Growth Mechanism During Firing Process of Single-Coated Thick YBCO Films by TFA-MOD

Single-coating technology for metal organic deposition using trifluoroacetate has various advantages: no inhomogeneous interface in the case of multilayers, no random orientation from the interface, and no deterioration of material through two or more heat treatments. However, single-coated thick film inevitably has many voids. In order to minimize voids, both a calcining process and a firing process are required. This paper focuses on the firing process. During the firing process, balance of V_d and V_g is important. V_d and V_g are the drop rate of quasi-liquid and the growth rate of YBa₂Cu₃O_{7 -}x, respectively.

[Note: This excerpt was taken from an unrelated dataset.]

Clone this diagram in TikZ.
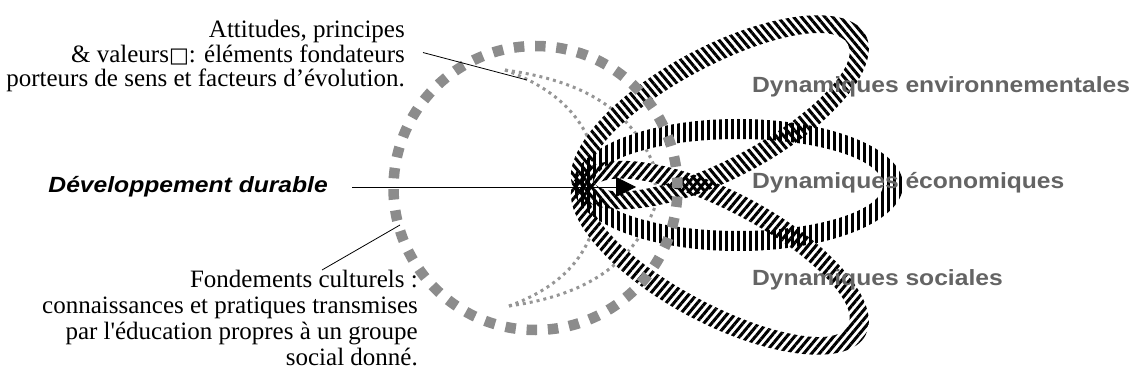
\documentclass[tikz,border=0pt]{standalone}
\usepackage{fontspec}
\usepackage{tikz}
\usetikzlibrary{arrows.meta, patterns.meta}
\setmainfont{Liberation Serif}
\newfontfamily\labelfont[FakeStretch=1.12]{Liberation Sans}
\newfontfamily\boxfont{DejaVu Sans}
\definecolor{ringgray}{RGB}{140,140,140}
\definecolor{dotgray}{RGB}{150,150,150}
\definecolor{labelgray}{RGB}{100,100,100}

\begin{document}
\begin{tikzpicture}[x=1pt, y=1pt,
    note/.style={align=right, inner sep=0pt, font=\fontsize{25}{24.5}\selectfont},
    dyn/.style={anchor=base west, inner sep=0pt, text=labelgray,
                font=\labelfont\bfseries\fontsize{22}{26}\selectfont},
    lead/.style={line width=0.8pt},
    dots/.style={dotgray, line width=3pt, dash pattern=on 3pt off 4pt},
    arr/.style={-{Triangle[length=20pt, width=20pt]}, line width=0.9pt}
]
\useasboundingbox (0,0) rectangle (1133,378);

\coordinate (apexT) at (505,308);
\coordinate (apexB) at (509,72);
\coordinate (frontTL) at (598,201);
\coordinate (frontBL) at (598,175);
\coordinate (frontTR) at (655,210);
\coordinate (frontBR) at (655,171);
\draw[dots] (apexT) to[out=-20, in=95] (frontTL) -- (frontBL);
\draw[dots] (apexB) to[out=20, in=-95] (frontBL);
\draw[dots] (apexT) to[out=-8, in=112] (frontTR) -- (frontBR);
\draw[dots] (apexB) to[out=8, in=-112] (frontBR);

\foreach \ang in {0, 28, -28}
  \fill[white, even odd rule, rotate around={\ang:(583,193)}]
    (738,193) ellipse [x radius=165, y radius=66]
    (738,193) ellipse [x radius=145, y radius=46];
\foreach \ang/\hatch in {0/90, 28/130, -28/50}
  \fill[pattern={Lines[angle=\hatch, distance=6pt, line width=3pt]},
        even odd rule, rotate around={\ang:(583,193)}]
    (738,193) ellipse [x radius=165, y radius=66]
    (738,193) ellipse [x radius=145, y radius=46];

\draw[ringgray, line width=10.5pt, dash pattern=on 10.5pt off 10.8pt]
  (535.5,190) circle [radius=142];

\node[note, anchor=north east] (att) at (405,358)
  {Attitudes, principes\\ \& valeurs{\boxfont\fontsize{21}{24}\selectfont □}: éléments fondateurs\\ porteurs de sens et facteurs d’évolution.};
\node[note, anchor=north east, font=\fontsize{25}{26}\selectfont] (fond) at (418,108)
  {Fondements culturels :\\ connaissances et pratiques transmises\\ par l\textquotesingle éducation propres à un groupe\\ social donné.};
\node[anchor=east, inner sep=0pt, font=\labelfont\bfseries\itshape\fontsize{22}{26}\selectfont]
  (dev) at (328,191) {Développement durable};

\node[dyn] (env) at (752,285) {Dynamiques environnementales};
\node[dyn] (eco) at (752,189) {Dynamiques économiques};
\node[dyn] (soc) at (752,93) {Dynamiques sociales};

\coordinate (attEnd) at (527,298);
\coordinate (fondStart) at (400,153);
\coordinate (devTip) at (636,191);
\draw[lead] (att.east) ++(18,3.5) -- (attEnd);
\draw[lead] (fondStart) -- ([xshift=-96]fond.north east);
\draw[arr] ([xshift=24]dev.east) -- (devTip);
\end{tikzpicture}
\end{document}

We found that the volume of voids can be reduced in the condition of V_d > V_g, where gas flow is low, temperature high, and humidity low. We prepared gel films whose thickness was about 50 μm and calcined them to realize thick calcined films. The films are fired to realize 5.2-μm-thick superconductor on LaAlO₃ single crystal. Transmission electron microscopy observation revealed oriented layers. The film is still 20% void by volume. However, the film must be 40% void by volume without optimal firing process based on a quasi-liquid network model. The quasi-liquid network model is effective for reducing voids. Optimization of the calcining process will spur further development.